### Problem details
Identify all lines in the listing that include the word "matplotlib", and copy them out.

### Information supplied
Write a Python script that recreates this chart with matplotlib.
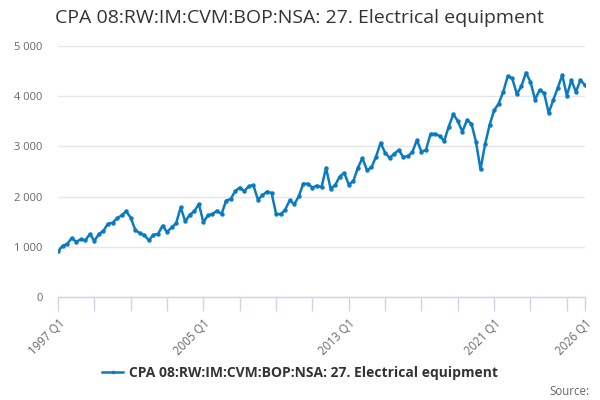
import matplotlib
matplotlib.use("Agg")
import matplotlib.pyplot as plt
from matplotlib.ticker import FuncFormatter, FixedLocator

plt.rcParams['font.family'] = ['Open Sans', 'DejaVu Sans']

title = "CPA 08:RW:IM:CVM:BOP:NSA: 27. Electrical equipment"
series_name = "CPA 08:RW:IM:CVM:BOP:NSA: 27. Electrical equipment"

start_year = 1997
values = [
    907, 1020, 1053, 1173, 1100, 1147, 1127, 1253, 1120, 1253,
    1320, 1460, 1480, 1567, 1627, 1707, 1580, 1340, 1267, 1233,
    1130, 1240, 1253, 1420, 1293, 1387, 1467, 1787, 1507, 1640,
    1707, 1853, 1487, 1627, 1653, 1720, 1653, 1920, 1953, 2107,
    2180, 2110, 2207, 2227, 1940, 2027, 2100, 2073, 1660, 1647,
    1740, 1927, 1847, 2007, 2260, 2253, 2180, 2220, 2187, 2573,
    2160, 2227, 2400, 2473, 2240, 2307, 2573, 2767, 2527, 2580,
    2793, 3073, 2873, 2773, 2853, 2927, 2787, 2807, 2887, 3127,
    2893, 2933, 3247, 3250, 3207, 3107, 3393, 3640, 3507, 3293,
    3520, 3453, 3093, 2540, 3040, 3427, 3720, 3853, 4087, 4400,
    4353, 4040, 4200, 4467, 4287, 3933, 4120, 4067, 3667, 3920,
    4167, 4420, 4013, 4320, 4087, 4320, 4220,
]
quarters = [f"{start_year + i // 4} Q{i % 4 + 1}" for i in range(len(values))]
tick_labels = ["1997 Q1", "2005 Q1", "2013 Q1", "2021 Q1", "2026 Q1"]
y_ticks = [0, 1000, 2000, 3000, 4000, 5000]

line_color = "#0b7bc1"
grid_color = "#e6e6e6"
axis_color = "#ccd6eb"
text_grey = "#666666"

fig = plt.figure(figsize=(6, 4), dpi=100)
ax = fig.add_axes([0.0967, 0.2575, 0.8783, 0.6275])

x = list(range(len(values)))
ax.plot(x, values, color=line_color, lw=1.8, marker='o', ms=3.2,
        markeredgewidth=0, label=series_name, zorder=3)

ax.set_xlim(0, len(values) - 1)
ax.set_ylim(0, 5000)

ax.yaxis.set_major_locator(FixedLocator(y_ticks))
ax.yaxis.set_major_formatter(FuncFormatter(lambda v, p: f"{int(v):,}".replace(",", " ")))
ax.grid(axis='y', color=grid_color, lw=1, zorder=0)
ax.tick_params(axis='y', length=0, pad=11, labelsize=8, labelcolor=text_grey)

label_pos = [quarters.index(t) for t in tick_labels]
minor_pos = sorted(set(list(range(0, len(values), 8)) + [len(values) - 1]))
ax.set_xticks(minor_pos, minor=True)
ax.set_xticks(label_pos)
ax.set_xticklabels(tick_labels, rotation=45, ha='right', va='top',
                   rotation_mode='anchor', fontsize=8.3, color=text_grey)
ax.tick_params(axis='x', which='both', length=10, width=1, color=axis_color, pad=4)

for s in ['top', 'right', 'left']:
    ax.spines[s].set_visible(False)
ax.spines['bottom'].set_color(axis_color)
ax.spines['bottom'].set_linewidth(1)

fig.text(0.092, 0.955, title, fontsize=14, color="#333333", va='center', ha='left')

leg = fig.legend(loc='center', bbox_to_anchor=(0.5, 0.067), frameon=False,
                 prop={'weight': 'bold', 'size': 10}, handlelength=1.5,
                 handletextpad=0.4, markerscale=0.8)
for t in leg.get_texts():
    t.set_color("#333333")

fig.text(0.982, 0.022, "Source:", fontsize=8.3, color=text_grey, ha='right', va='center')

fig.savefig("out.png", dpi=100)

### Solution to the problem
Write a Python script that recreates this chart with matplotlib.
import matplotlib
matplotlib.use("Agg")
import matplotlib.pyplot as plt
from matplotlib.ticker import FuncFormatter, FixedLocator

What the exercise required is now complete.